Sullivan has directed and produced music videos/TV specials for Phil Collins, Michael Bublé, Natalie Merchant, James Blunt, Robert Plant, Seal, Bette Midler, Ben Folds, Katherine Jenkins, LP, Gnarls Barkley, Rumer, Idina Menzel, Birdy, Nile Rodgers, Pablo Alboran, Josh Groban, Lenny Kravitz and Eric Clapton.

International commercials and campaigns for Madonna, REM, Linkin Park, Flaming Lips, Alicia Keys, Andre Rieu, Jason DeRulo, Josh Groban, Bruno Mars, Jill Scott, Alfie Boe, Roland Villazon, Lenny Kravitz, Regina Spektor, Justice, My Chemical Romance, Robert Plant, Ed Sheeran, Nickelback, David Gray, Muse, KD Lang, Green Day, Red Hot Chili Peppers, Rihanna, Josh Radin, Ray LaMontagne, Plan B. Other commercial and branding work includes Deezer, Vodafone, Pepsi, Reebok, Orange, Adidas, Ikea, Coca-Cola.
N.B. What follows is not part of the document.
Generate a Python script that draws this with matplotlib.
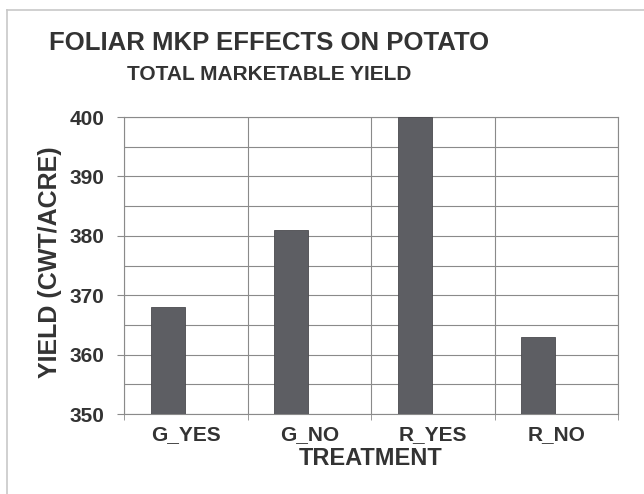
import matplotlib
matplotlib.use("Agg")
import matplotlib.pyplot as plt
from matplotlib.lines import Line2D
import numpy as np

# data
treatments = ["G_YES", "G_NO", "R_YES", "R_NO"]
yields = [368, 381, 400, 363]

plt.rcParams["font.family"] = ["Liberation Sans", "DejaVu Sans"]
plt.rcParams["font.weight"] = "bold"
txt = "#333333"
grid_c = "#8a8a8a"

fig = plt.figure(figsize=(6.44, 4.94), dpi=100)
ax = fig.add_axes([124 / 644, 80 / 494, 494 / 644, 297 / 494])

x = np.arange(len(treatments))
ax.bar(x - 0.285, yields, width=0.275, align="edge",
       color="#5d5e63", edgecolor="#4a4a4e", linewidth=0.6, zorder=3)

ax.set_xlim(-0.5, len(treatments) - 0.5)
ax.set_ylim(350, 400)
ax.set_yticks(np.arange(350, 401, 10))
ax.set_yticks(np.arange(355, 400, 10), minor=True)
ax.set_xticks(x)
ax.set_xticklabels(treatments)
ax.set_xticks(np.arange(-0.5, len(treatments)), minor=True)

ax.grid(True, which="both", axis="y", color=grid_c, linewidth=0.8, zorder=0)
ax.grid(True, which="minor", axis="x", color=grid_c, linewidth=0.8, zorder=0)

ax.tick_params(axis="x", which="major", length=0, pad=8, labelsize=15, labelcolor=txt)
ax.tick_params(axis="x", which="minor", length=4, color=grid_c, direction="out")
ax.tick_params(axis="y", which="major", length=5, color=grid_c, pad=9, labelsize=15, labelcolor=txt)
ax.tick_params(axis="y", which="minor", length=0)

for s in ax.spines.values():
    s.set_color(grid_c)
    s.set_linewidth(0.8)

ax.set_ylabel("YIELD (CWT/ACRE)", fontsize=18, fontweight="bold", color=txt)
ax.yaxis.set_label_coords(-0.125, 0.51)
ax.set_xlabel("TREATMENT", fontsize=17, fontweight="bold", color=txt)
ax.xaxis.set_label_coords(0.5, -0.112)

fig.text(269 / 644, 1 - 50 / 494, "FOLIAR MKP EFFECTS ON POTATO",
         fontsize=18.5, fontweight="bold", color=txt, ha="center", va="baseline")
fig.text(269 / 644, 1 - 80 / 494, "TOTAL MARKETABLE YIELD",
         fontsize=15, fontweight="bold", color=txt, ha="center", va="baseline")

# light frame around the chart
fig.add_artist(Line2D([7 / 644, 7 / 644], [0, 1 - 10 / 494], color="#c8c8c8", linewidth=1.2))
fig.add_artist(Line2D([7 / 644, 1], [1 - 10 / 494, 1 - 10 / 494], color="#c8c8c8", linewidth=1.2))

fig.savefig("out.png", dpi=100)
He has directed and produced filmed theatrical productions in the West End, Broadway, Canada, Germany and Australia for Les Misérables, Hamilton, Phantom of the Opera, Miss Saigon, Aladdin, A Strange Loop, Newsies, The Lion King, Billy Elliot, Frozen The Musical, The Rockettes, Singin in the Rain, Waitress, Beauty and the Beast, Get Up Stand Up, Jesus Christ Superstar, Oliver, Charlie and the Chocolate Factory, Wicked, Pippin, Dirty Dancing, Mary Poppins, Sister Act, The Prince of Egypt, Jersey Boys, Love Never Dies, Spring Awakening, Buddy Holly, Ghost, Richard III, An American in Paris, Shrek, Bring It On and War Horse. Billy Elliot The Musical Live was the first live event cinema release to top the UK box office and set a new box office record for live event cinema. Sullivan's next live film Miss Saigon has since set a new record for event cinema in the UK. In the USA, Disney's Newsies Live! set a new box office record for a live musical event at the cinema.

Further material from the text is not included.